Written request: Tell how many lines carry the word "this"; the reply is the number and nothing else.
** start Provided entries **
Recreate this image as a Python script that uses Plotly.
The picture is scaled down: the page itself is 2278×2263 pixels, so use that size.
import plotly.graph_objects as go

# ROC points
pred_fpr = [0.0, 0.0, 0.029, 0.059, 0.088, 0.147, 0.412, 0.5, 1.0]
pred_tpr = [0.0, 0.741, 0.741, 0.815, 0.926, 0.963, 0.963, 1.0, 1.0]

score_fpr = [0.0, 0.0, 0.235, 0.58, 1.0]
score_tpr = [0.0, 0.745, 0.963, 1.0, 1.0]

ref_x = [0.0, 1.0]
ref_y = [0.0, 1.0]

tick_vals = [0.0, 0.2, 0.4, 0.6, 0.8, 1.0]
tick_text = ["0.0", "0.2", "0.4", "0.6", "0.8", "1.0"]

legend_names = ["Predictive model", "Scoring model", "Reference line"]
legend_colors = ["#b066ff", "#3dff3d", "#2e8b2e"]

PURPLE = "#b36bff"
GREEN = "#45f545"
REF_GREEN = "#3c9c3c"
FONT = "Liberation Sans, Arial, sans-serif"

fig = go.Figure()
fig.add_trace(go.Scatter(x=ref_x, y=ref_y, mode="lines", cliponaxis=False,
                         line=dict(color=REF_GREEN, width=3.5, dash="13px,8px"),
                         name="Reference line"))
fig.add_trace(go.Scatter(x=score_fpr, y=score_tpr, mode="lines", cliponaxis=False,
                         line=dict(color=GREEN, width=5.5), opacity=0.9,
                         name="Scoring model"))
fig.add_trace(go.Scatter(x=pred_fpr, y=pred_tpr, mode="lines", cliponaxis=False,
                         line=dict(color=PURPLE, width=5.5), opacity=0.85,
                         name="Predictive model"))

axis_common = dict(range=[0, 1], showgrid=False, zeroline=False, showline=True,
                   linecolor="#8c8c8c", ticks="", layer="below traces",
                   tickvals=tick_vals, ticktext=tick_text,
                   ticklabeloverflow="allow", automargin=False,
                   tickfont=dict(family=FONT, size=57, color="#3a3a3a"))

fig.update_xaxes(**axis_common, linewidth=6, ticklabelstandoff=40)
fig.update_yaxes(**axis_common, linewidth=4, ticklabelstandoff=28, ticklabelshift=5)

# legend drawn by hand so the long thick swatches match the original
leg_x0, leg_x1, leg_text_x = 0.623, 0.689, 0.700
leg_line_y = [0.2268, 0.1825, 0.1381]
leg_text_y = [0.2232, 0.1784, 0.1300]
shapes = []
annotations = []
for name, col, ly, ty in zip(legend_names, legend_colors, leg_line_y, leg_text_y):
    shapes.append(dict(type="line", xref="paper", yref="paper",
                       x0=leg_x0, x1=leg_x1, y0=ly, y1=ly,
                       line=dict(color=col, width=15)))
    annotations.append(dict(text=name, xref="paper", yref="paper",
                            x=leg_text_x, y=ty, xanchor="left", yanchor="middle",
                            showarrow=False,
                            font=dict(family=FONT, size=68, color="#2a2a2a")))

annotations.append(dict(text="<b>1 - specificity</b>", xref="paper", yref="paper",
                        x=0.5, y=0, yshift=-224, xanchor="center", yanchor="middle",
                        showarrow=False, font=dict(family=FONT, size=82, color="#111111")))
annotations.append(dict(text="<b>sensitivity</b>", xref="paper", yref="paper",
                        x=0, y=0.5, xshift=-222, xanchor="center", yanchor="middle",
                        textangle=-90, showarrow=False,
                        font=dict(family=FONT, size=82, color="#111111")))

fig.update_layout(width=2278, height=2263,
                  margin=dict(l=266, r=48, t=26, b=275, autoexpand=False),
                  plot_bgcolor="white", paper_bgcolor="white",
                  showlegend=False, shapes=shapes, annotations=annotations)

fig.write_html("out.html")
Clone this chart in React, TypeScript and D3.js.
** end Provided entries **
Correct result: 2